磁気特性測定システム

    Equipment/facility: Equipment

    Equipments Details

    Description

    磁性体はその周囲に磁界を発生させます。磁性体の横に検出コイルを置くと、磁界がコイルを貫きます。磁性体が静止しているとコイルは何も変化がありませんが、磁性体が運動をはじめると磁界は変化し、コイルを貫いている磁束が時間変化します。するとレンツの法則によりコイルに電圧が生じます。この電圧は極めて極小のものですが、この電圧を感度よく測定する工夫が、磁束の量子現象を応用した超伝導量子干渉計(superconducting quantum interference device、SQUID)という素子の利用です。実際には、逆向きに巻かれた2個の検出コイルを試料を通過させて、その際に誘導される電圧を積分します。その積分値が磁化に比例します。
     固体の一辺が2mm程度の立方体の形状であれば、基本的に、磁化が測定できます。温度、磁場の大きさによって、磁化の大きさが2emuを超えると試料が大きすぎるということになります。試料の大きさを小さくしたり、磁場を小さくしたり、工夫する必要があります。磁性体であれば、普通、1mm×1mm×1mm以下の大きさの試料でも感度よく磁化を測定できます。粉末試料の場合は、試料容器に入れて容器ごと測定します。粉末をパラフィン等で固定したほうがよい場合があります。
     高感度の測定装置ですので、簡単に高制度のデータが得られる反面、操作には最大の注意が必要です。特に、測定試料の角をちょっと欠けたとか、粉末試料をちょっとこぼした等により、測定試料空間を汚してしまうと、致命的なことになります。そのわずかな汚染物質により、その後のデータは全て信頼性のないものになってしまいます。
     また、液体ヘリウムと液体窒素を使用しますので、高圧ガス取り扱いの注意が必要です。
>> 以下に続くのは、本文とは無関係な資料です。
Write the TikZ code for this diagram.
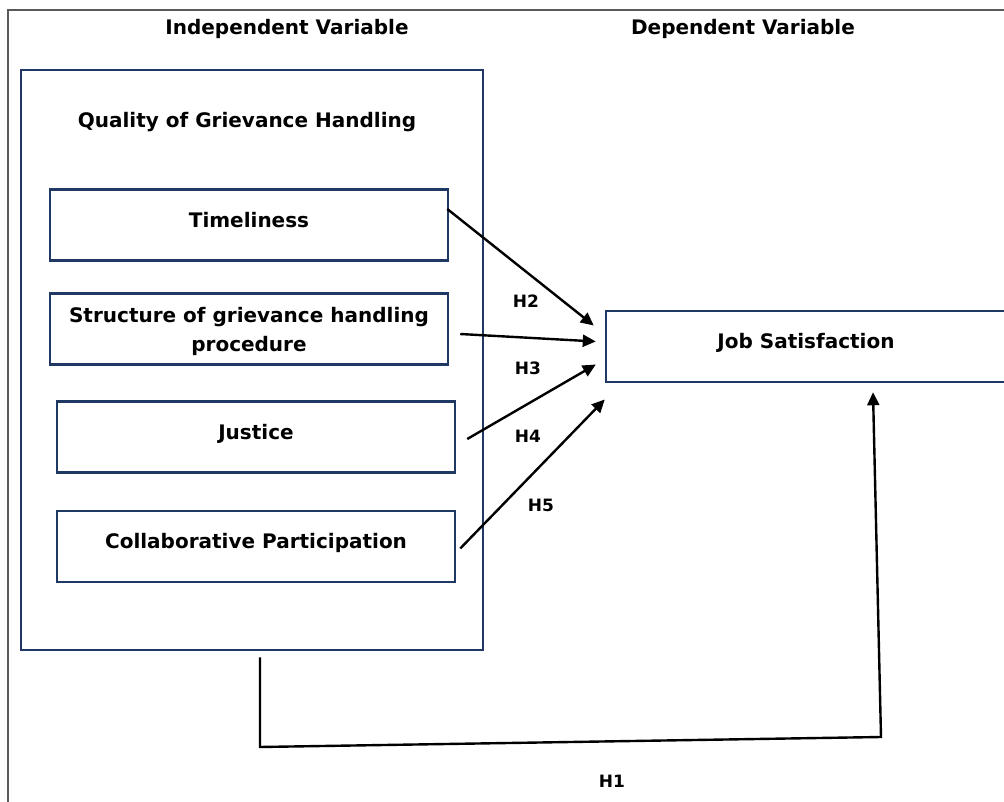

当然、極低温による事故がないように十分注意する必要があります。液体ヘリウムと液体窒素の取り扱いは、この装置の協力教官が扱います。
     この装置では超伝導磁石を使用して7テスラの強磁場を発生させますので、デュワーの周りへの漏れ磁場が少なくありません。もれ磁場に対しても、事故のないように十分注意をしなければなりません。